Rivalries, attractions source of comedy in 'Country House' at The Rep in Oakland
Anyone who has spent time around actors and other theater artists knows that gathering them together for an extended visit in a country house is bound to lead to social mayhem.
Egos, personalities and agendas clash.
Drama queens and alpha males accustomed to being center stage vie for attention.
Insecurities and wounds bubble to the surface.
Old rivalries and attractions rekindle.
Playwright Donald Margulies mines potential for comedy and drama that results from these combustible personalities in his latest play, “The Country House,” which opens the season for The Rep on Sept. 3 at the Pittsburgh Playhouse in Oakland.

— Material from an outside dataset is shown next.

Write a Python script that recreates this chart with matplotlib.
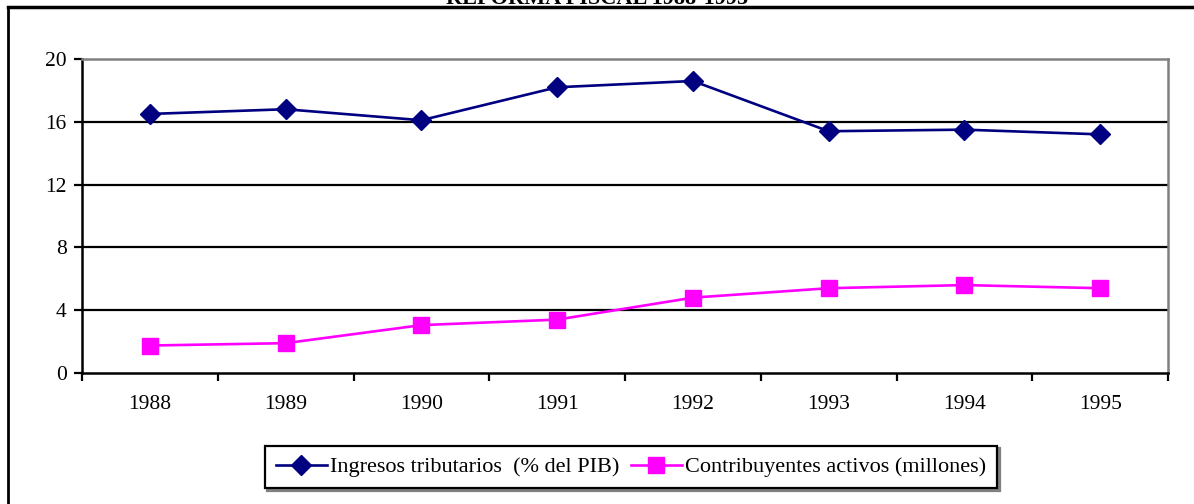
import numpy as np
import matplotlib.pyplot as plt

years = ['1988', '1989', '1990', '1991', '1992', '1993', '1994', '1995']
ingresos = [16.5, 16.8, 16.1, 18.2, 18.6, 15.4, 15.5, 15.2]
contribuyentes = [1.75, 1.9, 3.05, 3.4, 4.8, 5.4, 5.6, 5.4]
y_ticks = [0, 4, 8, 12, 16, 20]

plt.rcParams['font.family'] = ['Liberation Serif', 'DejaVu Serif']

W, H = 1194, 504
fig = plt.figure(figsize=(W / 100, H / 100), dpi=100)

# outer chart frame (top and left edges visible, rest cut)
fig.add_artist(plt.Line2D([8 / W, 8 / W], [0, 1 - 7 / H], transform=fig.transFigure,
                          color='black', lw=2))
fig.add_artist(plt.Line2D([8 / W, 1193 / W], [1 - 7 / H, 1 - 7 / H], transform=fig.transFigure,
                          color='black', lw=2.5))

# title, clipped at the top of the image
fig.text(0.5, 1 - 4 / H, 'REFORMA FISCAL 1988-1995', ha='center', va='baseline',
         fontsize=16, fontweight='bold')

ax = fig.add_axes([82 / W, 1 - 373 / H, (1168 - 82) / W, (373 - 59) / H])
x = np.arange(len(years))

ax.plot(x, ingresos, color='#000080', lw=1.9, marker='D', markersize=10,
        label='Ingresos tributarios  (% del PIB)', zorder=3, clip_on=False)
ax.plot(x, contribuyentes, color='#FF00FF', lw=1.9, marker='s', markersize=11,
        label='Contribuyentes activos (millones)', zorder=3, clip_on=False)

ax.set_xlim(-0.5, len(years) - 0.5)
ax.set_ylim(0, 20)
ax.set_yticks(y_ticks)
ax.set_yticklabels([str(v) for v in y_ticks], fontsize=15.5)
for v in y_ticks[1:-1]:
    ax.axhline(v, color='black', lw=1.6, zorder=1)

ax.set_xticks(np.arange(-0.5, len(years), 1.0))
ax.set_xticklabels([])
ax.set_xticks(x, minor=True)
ax.set_xticklabels(years, minor=True, fontsize=15.5)
ax.tick_params(axis='x', which='major', direction='out', length=6, width=1.6, color='black')
ax.tick_params(axis='x', which='minor', length=0, pad=16)
ax.tick_params(axis='y', direction='out', length=6, width=1.6, pad=5)

for side in ['left', 'bottom']:
    ax.spines[side].set_color('black')
    ax.spines[side].set_linewidth(1.8)
for side in ['top', 'right']:
    ax.spines[side].set_color('#808080')
    ax.spines[side].set_linewidth(1.8)

# legend with offset grey shadow
leg = fig.legend(loc='center', bbox_to_anchor=(631 / W, 1 - 467 / H), ncol=2,
                 fontsize=16, frameon=True, fancybox=False, handlelength=2.3,
                 columnspacing=0.5, handletextpad=0.15, borderpad=0.5,
                 shadow={'color': '#808080', 'alpha': 1, 'ox': 2, 'oy': -2})
leg.get_frame().set_edgecolor('black')
leg.get_frame().set_linewidth(1.6)

fig.savefig('out.png', dpi=100)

Many of the reviews written after the play's 2014 world premiere at the Geffen Playhouse in Los Angeles and its New York premiere at the Manhattan Theatre Club noted its references to plays by Anton Chekhov and Noel Coward, says John Amplas who is directing The Rep's production.
But other reasons motivated Amplas to direct it.
“I thought it was a really tight, well-written family drama,” says Amplas, who is also The Rep's associate artistic director. “Any family can relate to it and understand it.”
“The Country House” revolves around a multi-generational family of theater artists who gather at their Massachusetts summer home near the Williamstown Theater Festival to commemorate the one-year anniversary of the death of Kathy, a much-loved sister, daughter and wife and a film star who died of cancer at 41.
But distractions and interruptions derail that intention almost immediately.
Anna, the family's matriarch and a dwindling but still impressive Broadway star, has invited Michael, a now-famous television actor with whom she once worked, to move in while his apartment is fumigated.
Kathy's widowed husband, Walter, a successful film director, has brought along his new girlfriend, Nell, an actress who once had a brief relationship with Walter's brother Elliott, an embittered, hapless, sometime actor ne'er-do-well.
Susie, Walter's daughter and the family's only non-theater person, is not happy that her dad is planning to marry Nell.
“I recognize the appetites, the family part of it,” Amplas says. “There are themes of dealing with grief, ageism, mother-son relationships — all these relationships I recognize in my own family.
“As tempers flare, the play offers moments of both humor and pathos,” Amplas says.
“One of the first things I told the cast was: ‘It's a comedy. Let's look for the humor. But it's also tempered with serious issues. There's a nice mix of humor, wit and pathos.”